Updated

International organizations continued their exodus from Iraq, with the United Nations (search) announcing it was withdrawing staff from Baghdad following this week's string of car bombings in the capital and attacks against coalition troops.

The withdrawal orders came despite assurances by top U.S. administration officials, including President Bush, that the security situation in Iraq was steadily improving. It also followed a personal appeal by Secretary of State Colin Powell (search) to the international Red Cross (search) to remain in Baghdad because "if they are driven out, then the terrorists win."

The U.N. decision to pull its remaining international staff out of Baghdad was announced on Wednesday, two days after a deadly car bombing at the Baghdad headquarters of the Red Cross.

"We have asked our staff in Baghdad to come out temporarily for consultations with a team from headquarters on the future of our operations, in particular security arrangements that we would need to take to operate in Iraq," U.N. spokeswoman Marie Okabe said.

She said it was not an "evacuation" and staff in the north would remain.

Okabe declined to give more details but about 60 U.N. staff members were believed to be in Iraq, including some 20 in Baghdad, after Secretary-General Kofi Annan ordered most others out in late September.

The United Nations scaled down its staff following the Aug. 19 truck bombing at its Baghdad headquarters that killed 23 people, including the top U.N. envoy to Iraq, Sergio Vieira de Mello, and a smaller blast near the U.N. offices last month.

Also Wednesday, the International Committee of the Red Cross and the humanitarian group Medecins Sans Frontieres, or Doctors Without Borders, said they too were pulling their workers out of Baghdad despite pleas from the U.S. administration to stay.

The Red Cross said it would remain in Iraq but would scale back the number of international staff — now numbering about 30 — and increase security for those who stay. The agency has 600 Iraqi employees.

U.S. military authorities in Iraq said Wednesday that American forces were now suffering an average of 33 attacks a day — up from about 12 daily attacks in July. A total of 117 American soldiers have been killed in combat since May 1 — when Bush declared an end to major fighting — or slightly more than the 114 soldiers who died in invasion that began March 20.

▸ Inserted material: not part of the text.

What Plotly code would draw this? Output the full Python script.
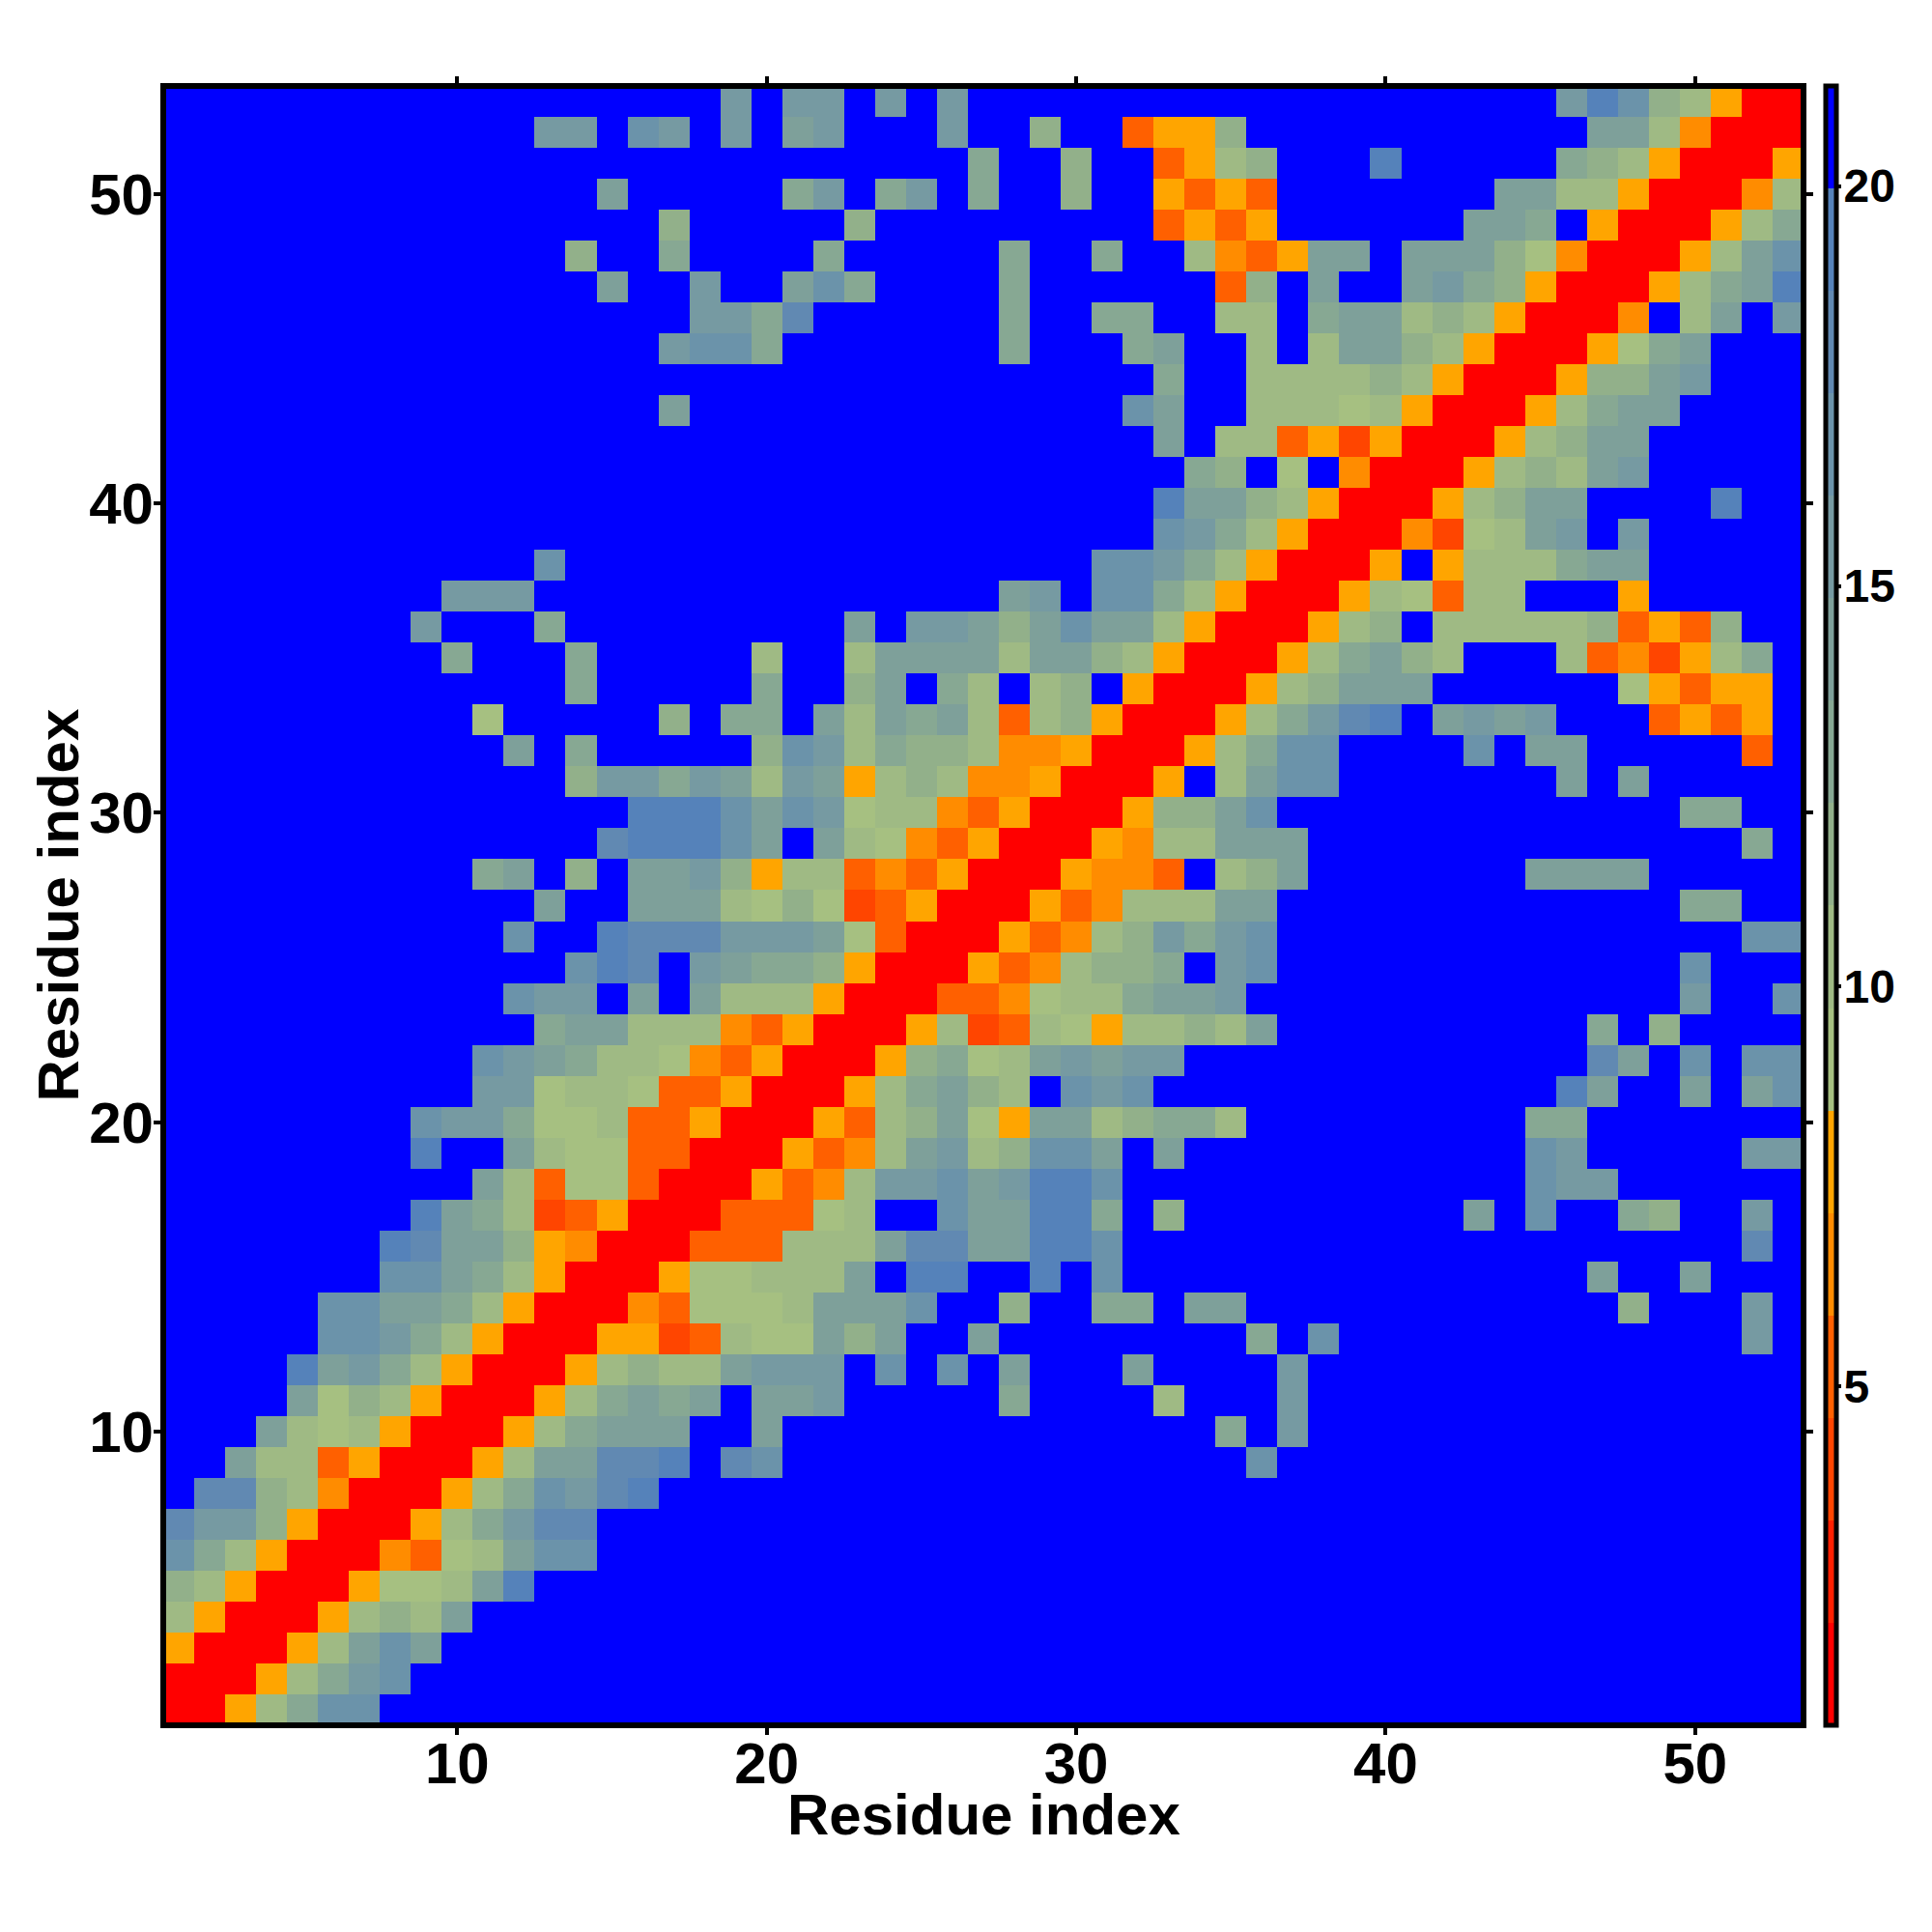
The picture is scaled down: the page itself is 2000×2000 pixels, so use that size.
import plotly.graph_objects as go

RESIDUES = list(range(1, 54))
X_TICKS = [10, 20, 30, 40, 50]
Y_TICKS = [10, 20, 30, 40, 50]
CBAR_TICKS = [5, 10, 15, 20]
Z_MIN = 0.76
Z_MAX = 21.25
AXIS_TITLE = "Residue index"

# one colour per binned level, lowest distance first (codes 0..f)
LEVEL_COLOURS = ["#FF0000", "#FF2000", "#FF4500", "#FF6000", "#FF8C00", "#FFA500",
                 "#A6C081", "#9FBA84", "#92B08A", "#87A893", "#7EA09A", "#769AA2",
                 "#6B93AA", "#6189B2", "#5582BA", "#0000FF"]

# cells: row -> [(first column, level codes)], all others are level f
ROW_CELLS = {
 53: [(19,"b"),(21,"bb"),(24,"b"),(26,"b"),(46,"bec87500")],
 52: [(13,"bb"),(16,"cb"),(19,"b"),(21,"ab"),(26,"b"),(29,"8"),(32,"3558"),(47,"aa74000")],
 51: [(27,"9"),(30,"8"),(33,"3578"),(40,"e"),(46,"98750005")],
 50: [(15,"a"),(21,"9b"),(24,"9b"),(27,"9"),(30,"8"),(33,"5353"),(44,"aa77500047")],
 49: [(17,"8"),(23,"8"),(33,"3535"),(43,"aa9f5000579")],
 48: [(14,"8"),(17,"9"),(22,"9"),(28,"9"),(31,"9"),(34,"7435aafaaa86400057ac")],
 47: [(15,"a"),(18,"b"),(21,"ac9"),(28,"9"),(35,"38"),(38,"a"),(41,"ab985000579ae")],
 46: [(18,"bb9d"),(28,"9"),(31,"99"),(35,"77"),(38,"9aa78750004f7afb")],
 45: [(17,"bcc9"),(28,"9"),(32,"9a"),(36,"7"),(38,"7aa875000569a")],
 44: [(33,"9"),(36,"7777875000588ab")],
 43: [(17,"a"),(32,"ca"),(36,"777675000579aa")],
 42: [(33,"a"),(35,"773525000578aa")],
 41: [(34,"98f6f40005787ab")],
 40: [(33,"eaa875000578aa"),(51,"e")],
 39: [(33,"cb9750004267abfb")],
 38: [(13,"c"),(31,"ccb9750005f57779aa")],
 37: [(10,"bbb"),(28,"ab"),(31,"cc975000576377"),(48,"5")],
 36: [(9,"b"),(13,"9"),(23,"a"),(25,"bba8acaa75000578f77777" + "83538")],
 35: [(10,"9"),(14,"9"),(20,"7"),(23,"7aaaa7aa8750005" + "79a87fff7342579")],
 34: [(14,"9"),(20,"9"),(23,"8af97f78f5000578aaaffffff65355")],
 33: [(11,"6"),(17,"8"),(19,"99"),(22,"a7a9a73785000579bdefababfff3535")],
 32: [(12,"a"),(14,"9"),(20,"8cb79887445000579cc"),(43,"c"),(45,"aa"),(52,"3")],
 31: [(14,"8bb9ba7ba5787445000" + "5f7acc"),(46,"a"),(48,"a")],
 30: [(16,"eeecacb677435000588ac"),(50,"99")],
 29: [(15,"deeecafa7643500054" + "77aaa"),(52,"9")],
 28: [(11,"9a"),(14,"8"),(16,"aab85773435000" + "5443f78a"),(45,"aaaa")],
 27: [(13,"a"),(16,"aaa7686235000534777aa"),(50,"99")],
 26: [(12,"c"),(15,"edddbbba63000534" + "78b9bc"),(52,"cc")],
 25: [(14,"cedfba9985000534" + "7889fbc"),(50,"c")],
 24: [(12,"cbbfafa7775000334" + "6779aab"),(50,"b"),(53,"c")],
 23: [(13,"9aa777435000572376" + "57787a"),(47,"9"),(49,"8")],
 22: [(11,"cba9776435000" + "58967ababb"),(47,"da"),(50,"c"),(52,"cc")],
 21: [(11,"bb6776335000" + "579a87fcbc"),(46,"ea"),(50,"a"),(52,"ac")],
 20: [(9,"cbb9667335000" + "5378a65aa78997"),(45,"99")],
 19: [(9,"e"),(12,"a76633000" + "5347ab78ccafa"),(45,"cb"),(52,"bb")],
 18: [(11,"a73663000" + "5347bbcabeec"),(45,"cbb")],
 17: [(9,"ea97235000" + "33367ffcaaee9f8"),(43,"a"),(45,"c"),(48,"98"),(52,"b")],
 16: [(8,"edaa854000" + "333777addaaeec"),(52,"d")],
 15: [(8,"cca975000" + "566777afeeffefc"),(47,"a"),(50,"a")],
 14: [(6,"ccaa975000" + "436667aaac"),(28,"8"),(31,"99"),(34,"aa"),(48,"8"),(52,"b")],
 13: [(6,"ccb975000" + "5523766a8a"),(27,"a"),(36,"9"),(38,"c"),(52,"b")],
 12: [(5,"eab975000" + "57877abbb"),(24,"c"),(26,"c"),(28,"a"),(32,"a"),(37,"b")],
 11: [(5,"a6875000" + "579a9a"),(20,"aab"),(28,"9"),(33,"7"),(37,"b")],
 10: [(4,"a7675000" + "579aaa"),(20,"a"),(35,"9"),(37,"b")],
 9: [(3,"a7735000" + "57aadde"),(19,"dc"),(36,"c")],
 8: [(2,"dd874000" + "579cbde")],
 7: [(1,"dbb85000" + "579bdd")],
 6: [(1,"c975000" + "4367acc")],
 5: [(1,"875000" + "5667ae")],
 4: [(1,"75000" + "5787a")],
 3: [(1,"5000" + "57aca")],
 2: [(1,"000" + "579bc")],
 1: [(1,"00" + "579cc")],
}

n_levels = len(LEVEL_COLOURS)
step = (Z_MAX - Z_MIN) / n_levels
colorscale = []
for i, c in enumerate(LEVEL_COLOURS):
    colorscale.append([i / n_levels, c])
    colorscale.append([(i + 1) / n_levels, c])

codes = [["f"] * len(RESIDUES) for _ in RESIDUES]
for row, segments in ROW_CELLS.items():
    for first, text in segments:
        for k, code in enumerate(text):
            codes[row - 1][first - 1 + k] = code
z = [[Z_MIN + (int(c, 16) + 0.5) * step for c in r] for r in codes]

FONT = "Liberation Sans"
title_font = dict(family=FONT, size=60, color="black", weight="bold")
fig = go.Figure(go.Heatmap(
    x=RESIDUES, y=RESIDUES, z=z, zmin=Z_MIN, zmax=Z_MAX,
    colorscale=colorscale, hoverongaps=False,
    colorbar=dict(
        thicknessmode="pixels", thickness=11, lenmode="fraction", len=1,
        x=1.0133, xanchor="left", y=0.5, yanchor="middle", xpad=0, ypad=0,
        outlinewidth=5, outlinecolor="black", borderwidth=0,
        tickmode="array", tickvals=CBAR_TICKS, ticks="outside", ticklen=3,
        tickwidth=4, tickcolor="black",
        tickfont=dict(family=FONT, size=48, color="black", weight="bold"),
    ),
))
axis = dict(
    range=[0.5, 53.5], tickmode="array", ticks="outside", ticklen=9, tickwidth=4,
    tickcolor="black", showline=False, mirror="ticks", showgrid=False, zeroline=False,
    tickfont=dict(family=FONT, size=60, color="black", weight="bold"),
)
fig.update_xaxes(**axis, tickvals=X_TICKS, ticklabelstandoff=-22)
fig.update_yaxes(**axis, tickvals=Y_TICKS, ticklabelstandoff=-12)
fig.update_layout(
    width=2000, height=2000, autosize=False,
    margin=dict(l=169, r=133, t=89, b=214, autoexpand=False),
    paper_bgcolor="white", plot_bgcolor="white",
    shapes=[dict(type="rect", xref="paper", yref="paper", x0=0, x1=1, y0=0, y1=1,
                 line=dict(color="black", width=6), fillcolor="rgba(0,0,0,0)", layer="above")],
    annotations=[
        dict(text=AXIS_TITLE, xref="paper", yref="paper", x=0.5, y=0, yanchor="middle",
             xanchor="center", yshift=-92, showarrow=False, font=title_font),
        dict(text=AXIS_TITLE, xref="paper", yref="paper", x=0, y=0.5, yanchor="middle",
             xanchor="center", xshift=-109, textangle=-90, showarrow=False, font=title_font),
    ],
)
# the colour bar's labels sit closer to the bar than plotly's fixed label offset allows
post = """document.body.style.margin='0';
document.querySelectorAll('.colorbar .cbaxis text, .colorbar .ytick text').forEach(function(t){
  t.setAttribute('x', parseFloat(t.getAttribute('x')) - 7);
  var tr = t.getAttribute('transform');
  if (tr) { t.setAttribute('transform', tr.replace(/translate\\(([-0-9.]+)/, function(m, v){ return 'translate(' + v; })); }
});"""
fig.write_html("out.html", config={"displayModeBar": False}, post_script=post)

The violence continued with an apparent assassination attempt Wednesday night against an assistant of Iraq's most influential Shiite Muslim cleric, Grand Ayatollah Ali Hussein al-Sistani, spiritual leader of most of Iraq's Shiite majority.

Sistani's office in the city of Najaf said Thursday they had no details on the attack on the cleric in the nearby city of Karbala and would not give his name. The Baghdad newspaper al Zaman identified him as Abdel Mehdi al Karbali.

Meanwhile, a soldier from the 2nd brigade of the 101st Airborne Division was slightly injured early Thursday when a bomb exploded near a U.S. convoy in the northern city of Mosul, the military said.

In Tikrit, U.S. soldiers raided six houses after receiving "reliable intelligence" that the inhabitants were helping to establish a "new terrorist network in Tikrit and planning terrorist attacks against coalition forces," Lt. Col. Steve Russell told The Associated Press.

Four key suspects were detained, and 10 others were taken in for questioning, Russell said. Coalition troops discovered false identification cards and multiple fake license plates with "official government stickers" in one of the houses, he added.

"We continue to work against these cells, to disrupt, capture or kill them," he said.

The area around Tikrit, about 120 miles north of Baghdad, has been the scene of increased attacks that U.S. troops blame on die-hard supporters of ousted leader Saddam Hussein and members of his Fedayeen militia.

Baghdad police commander Maj. Gen. Hassan al-Obeid also announced measures to bolster security in the capital, including additional 24-hour checkpoints and special patrols around sensitive locations, according to coalition-run Iraqi television.

The Iraqi Governing Council, meanwhile, called on neighboring nations to crack down on infiltrators crossing into Iraq and provide Iraqi authorities with information about former regime figures who may be hiding on their soil.

The council "requests Iraq's brotherly neighboring countries to adopt a clear stand concerning those criminal acts that target Iraqi citizens and their civilian and security establishments, and their political and religious dignitaries," a statement said.

Separately, Mohammed al-Jibouri, head of the State Oil Marketing Organization, said bad weather has delayed Iraq's crude exports from its southern oil terminal for the past three days.

Iraq, which used to sell about 2 million barrels a day before the war, is now exporting around 1.2 million barrels a day from its offshore Basra oil terminal in the Gulf.

The country has so far failed to resume exports from its northern oil fields because of a series of explosions and fires in a pipeline linking the fields to the port of Ceyhan in Turkey.